King is a member of the group that placed 3rd in the competition by points. Their design involved a motor blowing air through adjustable PVC pipes that shot out the ping pong balls. She was responsible for the computer-aided design (CAD) throughout the process.

In addition to presenting the actual build at the competition, each team had to create a binder with detailed entries and diagrams following the entire process.

“With the binders, it was pretty stressful because it made everyone contribute,” senior Lexi Mutchler said. “It wasn’t just one person’s job. [And it] was a lot of hours outside of school.”

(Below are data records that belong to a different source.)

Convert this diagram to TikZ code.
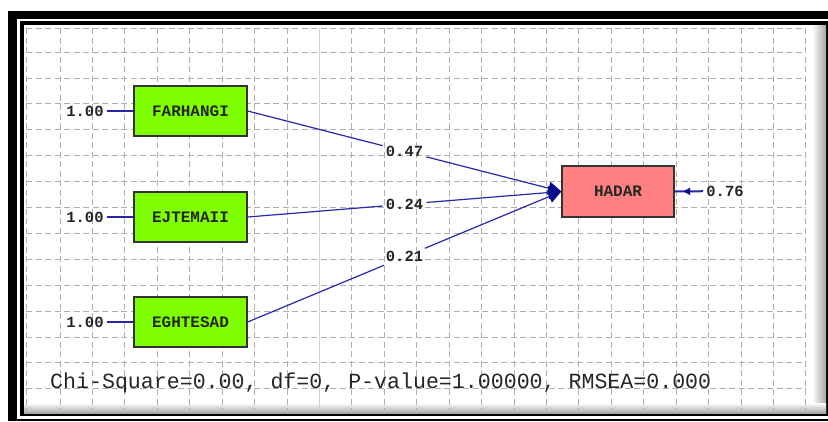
\documentclass[tikz,border=0pt]{standalone}
\usepackage{fontspec}
\setmonofont{Liberation Mono}
\usetikzlibrary{arrows.meta,calc,decorations.markings}

\definecolor{obsgreen}{RGB}{128,255,0}
\definecolor{latred}{RGB}{255,128,128}
\definecolor{pathblue}{RGB}{40,40,175}
\definecolor{tipblue}{RGB}{10,10,140}
\definecolor{gridgray}{RGB}{175,175,175}

\begin{document}
\begin{tikzpicture}[x=1pt,y=-1pt,
	varbox/.style={draw=black!80,line width=1.3pt,minimum width=113pt,minimum height=50pt,inner sep=0pt,
		font=\fontsize{16}{16}\selectfont\ttfamily\bfseries,text=black!85},
	coef/.style={inner sep=3pt,font=\fontsize{15.5}{15.5}\selectfont\ttfamily\bfseries,text=black!85},
	pline/.style={draw=pathblue,line width=1.2pt},
	gridline/.style={gridgray,line width=0.8pt,dash pattern=on 6pt off 3.5pt}]

	\useasboundingbox (0,0) rectangle (828,421);

	% frame
	\fill[black] (8,11) rectangle (828,421);
	\fill[white] (17,19) rectangle (828,419);
	\fill[black] (20,21) rectangle (828,416);
	\fill[white] (24,25) rectangle (826,413);
	\shade[left color=white,right color=gray!70] (812,25) rectangle (826,413);
	\shade[top color=white,bottom color=gray!70] (24,403) rectangle (826,413);

	% grid
	\foreach \i in {0,...,23}
		\draw[gridline] ({60+32.43*\i},28) -- ({60+32.43*\i},410);
	\foreach \j in {0,...,13}
		\draw[gridline] (26,{52+25.9*\j}) -- (806,{52+25.9*\j});
	\draw[gridline] (26,28) -- (806,28);
	\draw[gridline] (26,28) -- (26,410);
	\draw[gray!35,line width=1.2pt] (319.4,28) -- (319.4,410);

	\node[varbox,fill=obsgreen] (farhangi) at (190.5,111) {FARHANGI};
	\node[varbox,fill=obsgreen] (ejtemaii) at (190.5,217) {EJTEMAII};
	\node[varbox,fill=obsgreen] (eghtesad) at (190.5,322) {EGHTESAD};
	\node[varbox,fill=latred,minimum width=112pt,minimum height=51pt] (hadar) at (618,191.5) {HADAR};

	\node[coef] (v1) at (85,111) {1.00};
	\node[coef] (v2) at (85,217) {1.00};
	\node[coef] (v3) at (85,322) {1.00};
	\draw[pline] (v1) -- (farhangi);
	\draw[pline] (v2) -- (ejtemaii);
	\draw[pline] (v3) -- (eghtesad);

	\node[coef] (b1) at ($(farhangi.east)!0.5!(hadar.west)$) {0.47};
	\node[coef] (b2) at ($(ejtemaii.east)!0.5!(hadar.west)$) {0.24};
	\node[coef] (b3) at ($(eghtesad.east)!0.5!(hadar.west)$) {0.21};
	\foreach \src/\lbl in {farhangi/b1,ejtemaii/b2,eghtesad/b3}{
		\draw[pline] (\src.east) -- (\lbl);
		\draw[pline,-{Triangle[length=13pt,width=13pt,color=tipblue]}] (\lbl) -- (hadar.west);
	}

	\node[coef] (e1) at (725,191) {0.76};
	\draw[pline,line width=2pt,postaction={decorate},
		decoration={markings,mark=at position 0.7 with {\arrow{Triangle[length=7pt,width=7pt,color=tipblue]}}}]
		(e1) -- (hadar.east);

	\node[anchor=base west,inner sep=0pt,font=\fontsize{21.6}{22}\selectfont\ttfamily,text=black!85] (fit) at (50,388)
		{Chi-Square=0.00, df=0, P-value=1.00000, RMSEA=0.000};
\end{tikzpicture}
\end{document}
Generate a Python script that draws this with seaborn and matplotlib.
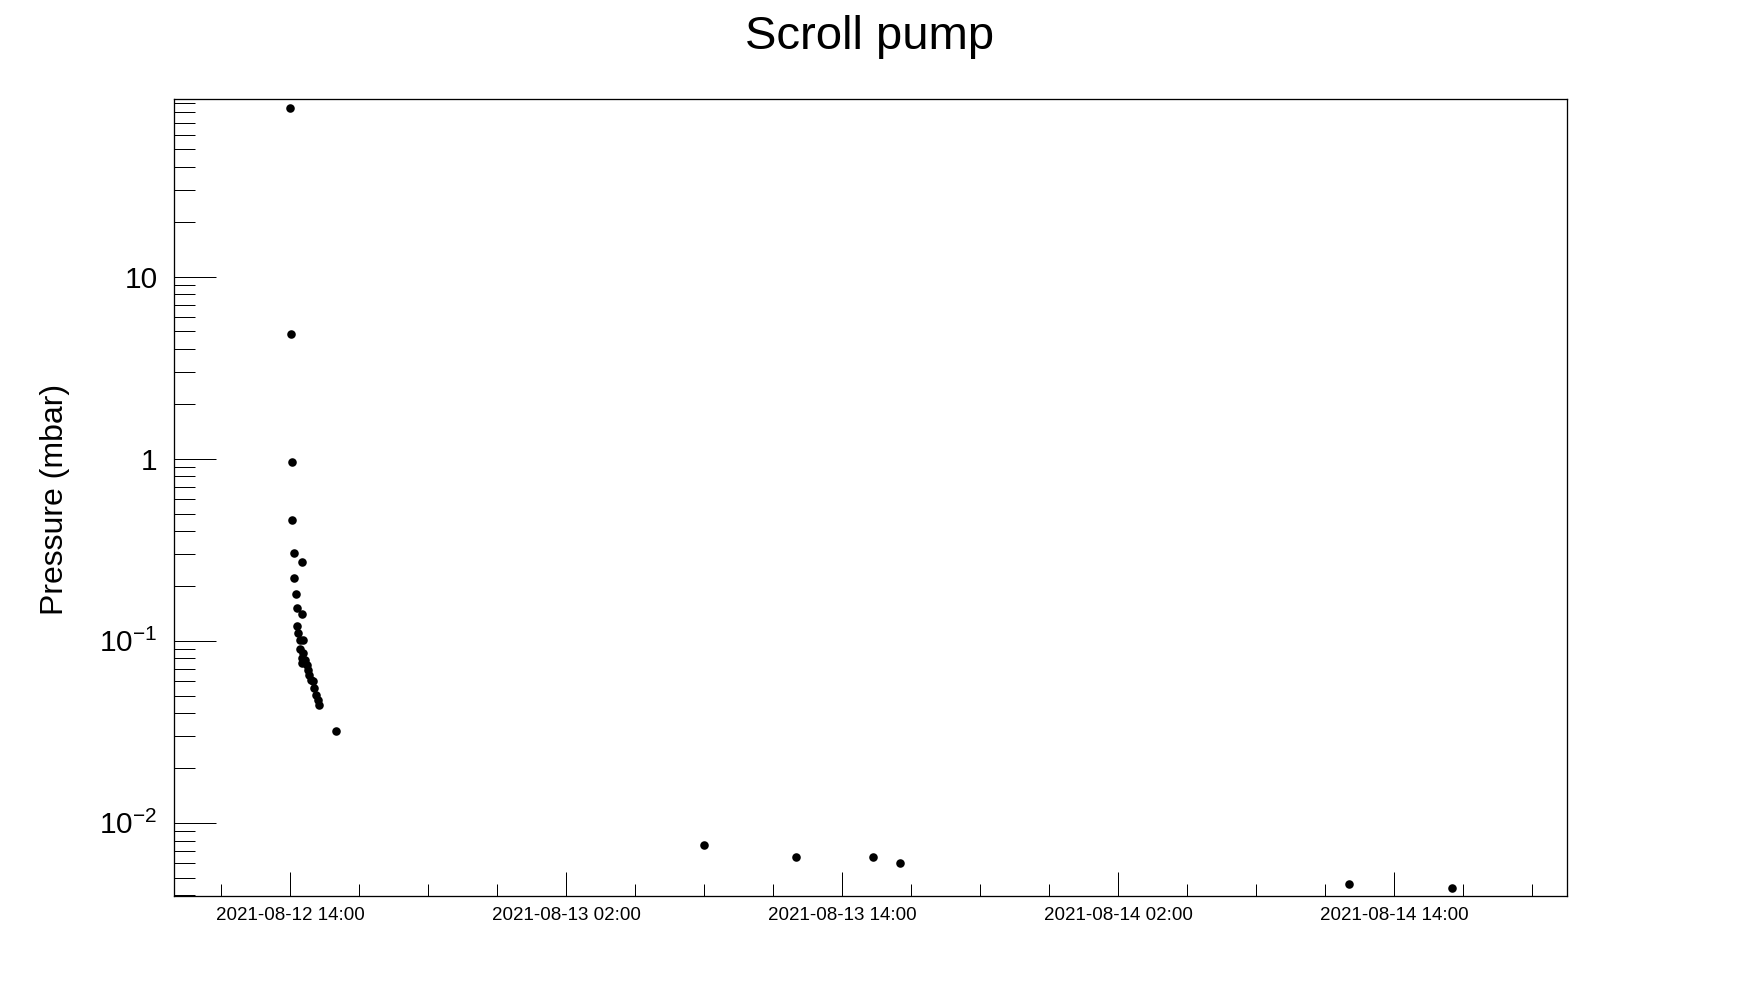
import matplotlib
matplotlib.use("Agg")
import matplotlib.pyplot as plt
import matplotlib.dates as mdates
from matplotlib.ticker import LogLocator, FixedLocator, NullFormatter
import seaborn as sns
import pandas as pd

# ---- data ----
times = [
    "2021-08-12 14:01", "2021-08-12 14:03", "2021-08-12 14:06", "2021-08-12 14:06",
    "2021-08-12 14:09", "2021-08-12 14:32", "2021-08-12 14:10", "2021-08-12 14:16",
    "2021-08-12 14:19", "2021-08-12 14:32", "2021-08-12 14:19", "2021-08-12 14:22",
    "2021-08-12 14:26", "2021-08-12 14:35", "2021-08-12 14:26", "2021-08-12 14:35",
    "2021-08-12 14:31", "2021-08-12 14:39", "2021-08-12 14:31", "2021-08-12 14:44",
    "2021-08-12 14:48", "2021-08-12 14:50", "2021-08-12 14:55", "2021-08-12 15:01",
    "2021-08-12 15:03", "2021-08-12 15:07", "2021-08-12 15:12", "2021-08-12 15:16",
    "2021-08-12 16:00", "2021-08-13 08:00", "2021-08-13 12:00", "2021-08-13 15:22",
    "2021-08-13 16:32", "2021-08-14 12:02", "2021-08-14 16:32",
]
pressure = [
    84.6, 4.82, 0.955, 0.459,
    0.302, 0.271, 0.220, 0.180,
    0.151, 0.140, 0.1206, 0.110,
    0.101, 0.101, 0.0901, 0.0854,
    0.0801, 0.0784, 0.0752, 0.0737,
    0.0691, 0.0649, 0.0609, 0.0601,
    0.0548, 0.0504, 0.0473, 0.0444,
    0.0320, 0.00753, 0.00650, 0.00650,
    0.00600, 0.00464, 0.00437,
]
ytick_values = [0.01, 0.1, 1, 10]
ytick_labels = [r"$\mathregular{10^{-2}}$", r"$\mathregular{10^{-1}}$", "1", "10"]
title = "Scroll pump"
ylabel = "Pressure (mbar)"
x_range = ("2021-08-12 08:58", "2021-08-14 21:32")
y_range = (0.003968, 94.1)

df = pd.DataFrame({"time": pd.to_datetime(times), "pressure": pressure})

sns.set_theme(style="white")
plt.rcParams["font.family"] = ["Liberation Sans", "DejaVu Sans"]
plt.rcParams["mathtext.fontset"] = "custom"
plt.rcParams["mathtext.rm"] = "Liberation Sans"
plt.rcParams["mathtext.it"] = "Liberation Sans:italic"
plt.rcParams["mathtext.bf"] = "Liberation Sans:bold"
plt.rcParams["text.color"] = "black"
plt.rcParams["axes.labelcolor"] = "black"
plt.rcParams["xtick.color"] = "black"
plt.rcParams["ytick.color"] = "black"

W, H = 1743, 996
fig = plt.figure(figsize=(W / 100, H / 100), dpi=100)
fig.patch.set_facecolor("white")
ax = fig.add_axes([174.3 / W, 1 - 896 / H, (1567.3 - 174.3) / W, (896 - 99.3) / H])

sns.scatterplot(data=df, x="time", y="pressure", ax=ax, color="black",
                s=38, linewidth=0, marker="o", legend=False)

ax.set_yscale("log")
ax.set_xlim(pd.Timestamp(x_range[0]), pd.Timestamp(x_range[1]))
ax.set_ylim(*y_range)

# x ticks
ax.xaxis.set_major_locator(mdates.HourLocator(byhour=[2, 14]))
ax.xaxis.set_minor_locator(mdates.HourLocator(byhour=list(range(2, 24, 3))))
ax.xaxis.set_major_formatter(mdates.DateFormatter("%Y-%m-%d %H:%M"))

# y ticks
ax.yaxis.set_major_locator(FixedLocator(ytick_values))
ax.set_yticklabels(ytick_labels)
ax.yaxis.set_minor_locator(LogLocator(base=10, subs=range(2, 10), numticks=50))
ax.yaxis.set_minor_formatter(NullFormatter())

px = 0.72
ax.tick_params(axis="x", which="major", direction="in", length=24 * px, width=1.0 * px,
               labelsize=13.5, pad=8, colors="black", bottom=True, top=False)
ax.tick_params(axis="x", which="minor", direction="in", length=12 * px, width=1.0 * px,
               bottom=True, top=False)
ax.tick_params(axis="y", which="major", direction="in", length=42 * px, width=1.0 * px,
               labelsize=21.5, pad=12, colors="black", left=True, right=False)
ax.tick_params(axis="y", which="minor", direction="in", length=21 * px, width=1.0 * px,
               left=True, right=False)

for sp in ax.spines.values():
    sp.set_visible(True)
    sp.set_color("black")
    sp.set_linewidth(1.3 * px)

ax.set_xlabel("")
ax.set_ylabel("")
ax.grid(False)

fig.text(870 / W, 1 - 49 / H, title, ha="center", va="baseline", fontsize=34, color="black")
fig.text(55 / W, 1 - 499 / H, ylabel, ha="center", va="center", rotation=90,
         fontsize=23, color="black")

fig.savefig("out.png", dpi=100, facecolor="white")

Cole and Ethan putting their technical skills to use in the STEM lab. Photo courtesy: Mrs. Harper.

Mutchler was the leader of the 1st place group. They created a “caveman-like” design with a golf club and elastic band. Though they had less power to make it the longest distance, the accuracy was higher than any other team.

Harper said that the work required for the binders showed “incredible professional growth” for every student.

Each team had strengths and weaknesses, and varying successes and failures along the way.

“I won’t forget the shock we had when we actually made it into the cup,” King said.

Mutchler’s team also wasn’t expecting the success they had. There were some disappointments as well.

“For our project, we couldn’t make the five meters,” she said. “We made it to four meters, but that’s it. That’s the only disappointing thing; it couldn’t go as far as it should have.”

A team working together to put together their project. Photo courtesy: Mrs. Harper.

King’s team encountered an issue with their cooling fan shortly into the competition that set them back a bit. Before this, though, there were some hiccups throughout the development process.

“I think our group kind of forgot about all that was required [until] the last week before it was due,” King explained. “So, we were running around and worried it wasn’t [going to] get done. So maybe if we worked on more time management, and just making sure we check everything off that checklist, we would have been on better footing.”

Despite these regrets, both felt they truly benefitted from the experience.

“In the end, though, it felt really good [because] seeing all of our hard work pay off it felt so good to see them work,” Mutchler said.

There was one thing both agreed upon fully: Harper was the reason for their success.

“Without her I don’t think I would have had the self-discipline or self-responsibility to get everything done that needed done,” King said.